**WHAT THE TASK REQUIRES**
In the entries below, find every line holding the string "that" and collect it.

-- Start DATA ROWS --

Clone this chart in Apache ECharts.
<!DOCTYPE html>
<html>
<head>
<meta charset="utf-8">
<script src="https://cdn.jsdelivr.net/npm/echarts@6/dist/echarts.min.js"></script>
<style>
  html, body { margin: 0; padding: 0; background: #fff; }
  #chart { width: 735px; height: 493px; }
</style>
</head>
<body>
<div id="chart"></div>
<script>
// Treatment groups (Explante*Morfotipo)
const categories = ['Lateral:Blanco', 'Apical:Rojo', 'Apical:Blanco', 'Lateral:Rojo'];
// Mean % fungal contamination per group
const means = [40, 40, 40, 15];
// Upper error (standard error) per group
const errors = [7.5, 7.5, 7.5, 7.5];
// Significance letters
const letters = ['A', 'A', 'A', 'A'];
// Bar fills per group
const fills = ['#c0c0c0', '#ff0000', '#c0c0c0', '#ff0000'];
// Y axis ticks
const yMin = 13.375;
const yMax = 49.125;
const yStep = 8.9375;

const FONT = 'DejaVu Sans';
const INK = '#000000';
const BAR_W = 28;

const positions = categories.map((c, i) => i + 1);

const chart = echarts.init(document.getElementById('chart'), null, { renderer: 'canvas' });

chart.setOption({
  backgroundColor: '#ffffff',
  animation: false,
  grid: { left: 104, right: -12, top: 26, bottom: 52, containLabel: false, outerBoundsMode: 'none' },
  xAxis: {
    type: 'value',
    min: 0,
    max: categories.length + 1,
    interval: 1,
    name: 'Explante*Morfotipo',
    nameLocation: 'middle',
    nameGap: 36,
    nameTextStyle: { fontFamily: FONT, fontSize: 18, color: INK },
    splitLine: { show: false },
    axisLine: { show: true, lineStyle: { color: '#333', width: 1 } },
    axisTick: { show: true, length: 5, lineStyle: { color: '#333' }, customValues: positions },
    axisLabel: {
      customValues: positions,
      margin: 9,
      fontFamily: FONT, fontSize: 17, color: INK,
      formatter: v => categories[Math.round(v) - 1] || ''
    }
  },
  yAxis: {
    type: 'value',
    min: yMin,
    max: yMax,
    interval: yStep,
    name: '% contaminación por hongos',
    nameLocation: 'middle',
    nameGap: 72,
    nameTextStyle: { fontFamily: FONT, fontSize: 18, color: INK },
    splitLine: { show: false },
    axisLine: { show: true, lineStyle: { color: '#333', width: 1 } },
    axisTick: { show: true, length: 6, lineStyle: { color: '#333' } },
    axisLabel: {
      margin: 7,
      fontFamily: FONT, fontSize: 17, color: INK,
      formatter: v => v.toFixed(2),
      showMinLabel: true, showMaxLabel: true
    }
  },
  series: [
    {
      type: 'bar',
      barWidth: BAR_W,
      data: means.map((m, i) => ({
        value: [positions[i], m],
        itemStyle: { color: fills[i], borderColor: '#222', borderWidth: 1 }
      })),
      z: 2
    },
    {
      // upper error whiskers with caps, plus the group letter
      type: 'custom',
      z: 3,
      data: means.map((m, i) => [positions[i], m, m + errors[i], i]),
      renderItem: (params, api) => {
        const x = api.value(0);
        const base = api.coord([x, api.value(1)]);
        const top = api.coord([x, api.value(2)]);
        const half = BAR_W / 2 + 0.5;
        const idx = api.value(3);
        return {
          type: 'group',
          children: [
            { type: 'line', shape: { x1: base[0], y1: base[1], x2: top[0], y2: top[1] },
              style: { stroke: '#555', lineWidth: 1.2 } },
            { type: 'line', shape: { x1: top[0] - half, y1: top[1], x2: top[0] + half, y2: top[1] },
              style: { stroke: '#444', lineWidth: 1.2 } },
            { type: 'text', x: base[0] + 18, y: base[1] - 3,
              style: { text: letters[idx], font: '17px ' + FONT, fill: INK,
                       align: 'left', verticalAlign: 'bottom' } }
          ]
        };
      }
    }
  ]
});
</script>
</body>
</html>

-- End DATA ROWS --
-- Start DATA ROWS --

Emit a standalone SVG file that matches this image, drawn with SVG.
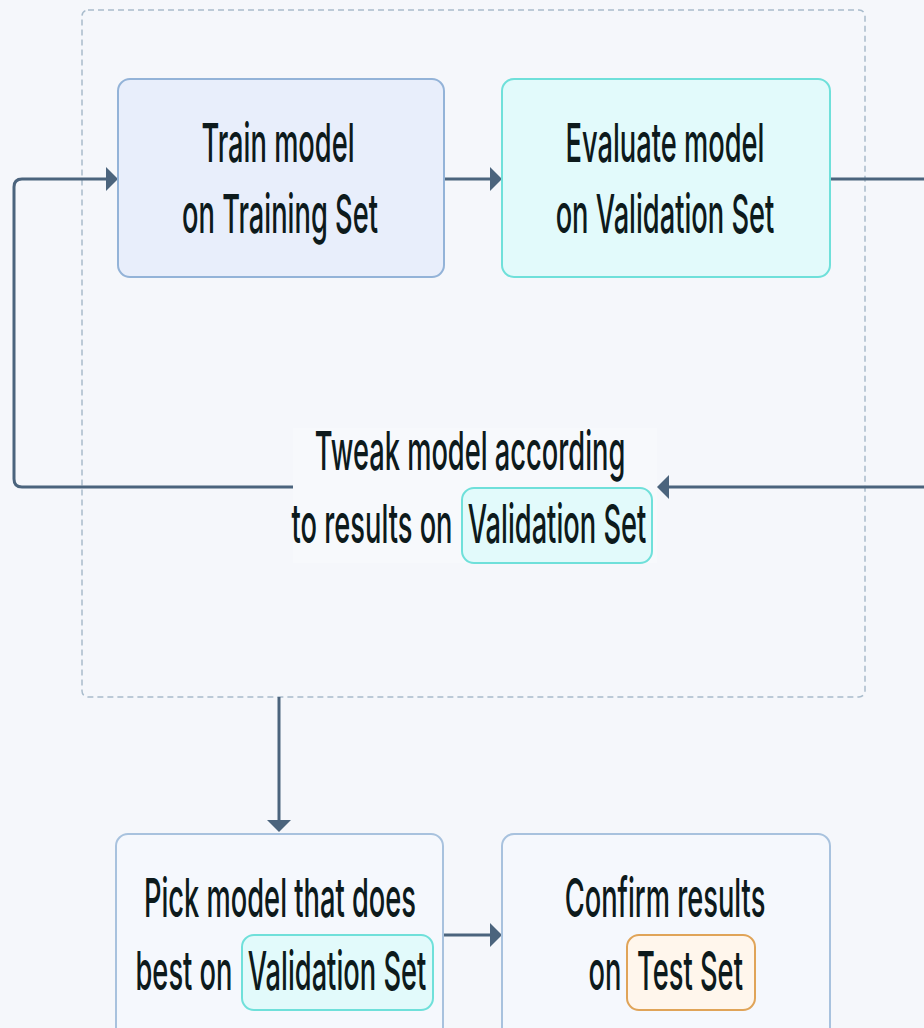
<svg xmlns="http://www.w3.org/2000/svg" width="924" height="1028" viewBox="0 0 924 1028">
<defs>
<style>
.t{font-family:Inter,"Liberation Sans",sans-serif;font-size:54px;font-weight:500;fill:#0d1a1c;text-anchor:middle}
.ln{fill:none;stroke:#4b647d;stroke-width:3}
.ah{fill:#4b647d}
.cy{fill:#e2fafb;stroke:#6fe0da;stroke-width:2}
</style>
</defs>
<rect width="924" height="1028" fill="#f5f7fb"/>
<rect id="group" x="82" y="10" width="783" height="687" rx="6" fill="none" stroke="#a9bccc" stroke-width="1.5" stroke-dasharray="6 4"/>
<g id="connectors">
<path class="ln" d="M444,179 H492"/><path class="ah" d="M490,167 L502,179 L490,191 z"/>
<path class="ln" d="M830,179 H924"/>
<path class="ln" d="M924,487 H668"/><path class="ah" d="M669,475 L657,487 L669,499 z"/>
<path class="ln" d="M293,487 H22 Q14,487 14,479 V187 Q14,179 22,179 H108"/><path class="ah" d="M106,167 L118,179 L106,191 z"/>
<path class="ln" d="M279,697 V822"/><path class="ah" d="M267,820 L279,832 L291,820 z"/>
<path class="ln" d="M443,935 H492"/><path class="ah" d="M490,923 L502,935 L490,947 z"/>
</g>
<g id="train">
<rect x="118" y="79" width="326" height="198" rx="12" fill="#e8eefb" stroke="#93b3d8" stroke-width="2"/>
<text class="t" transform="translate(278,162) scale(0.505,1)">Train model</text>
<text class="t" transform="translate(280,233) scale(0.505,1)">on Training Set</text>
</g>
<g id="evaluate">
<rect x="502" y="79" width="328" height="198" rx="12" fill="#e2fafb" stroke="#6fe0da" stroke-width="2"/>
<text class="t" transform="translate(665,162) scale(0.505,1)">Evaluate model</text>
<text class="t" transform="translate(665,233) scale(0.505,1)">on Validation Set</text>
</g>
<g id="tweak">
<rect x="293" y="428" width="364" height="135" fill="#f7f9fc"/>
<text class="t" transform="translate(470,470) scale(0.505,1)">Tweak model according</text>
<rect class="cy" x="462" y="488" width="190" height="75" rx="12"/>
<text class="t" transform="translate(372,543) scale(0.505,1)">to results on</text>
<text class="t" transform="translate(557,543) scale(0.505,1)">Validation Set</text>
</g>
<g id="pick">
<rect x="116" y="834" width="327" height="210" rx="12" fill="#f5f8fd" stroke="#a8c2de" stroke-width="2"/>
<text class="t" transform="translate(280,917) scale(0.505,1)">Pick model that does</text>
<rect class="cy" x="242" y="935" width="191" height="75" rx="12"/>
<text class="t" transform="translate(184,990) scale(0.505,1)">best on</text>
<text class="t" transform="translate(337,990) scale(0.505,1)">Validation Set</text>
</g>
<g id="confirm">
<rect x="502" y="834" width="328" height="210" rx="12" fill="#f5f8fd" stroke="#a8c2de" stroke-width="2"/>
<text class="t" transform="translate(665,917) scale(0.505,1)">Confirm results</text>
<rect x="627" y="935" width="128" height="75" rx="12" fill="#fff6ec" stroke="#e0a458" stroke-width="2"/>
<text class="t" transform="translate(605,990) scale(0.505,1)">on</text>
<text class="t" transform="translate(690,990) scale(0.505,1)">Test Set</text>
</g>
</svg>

-- End DATA ROWS --

**EXERCISE RESPONSE**
Emit a standalone SVG file that matches this image, drawn with SVG.
<text class="t" transform="translate(280,917) scale(0.505,1)">Pick model that does</text>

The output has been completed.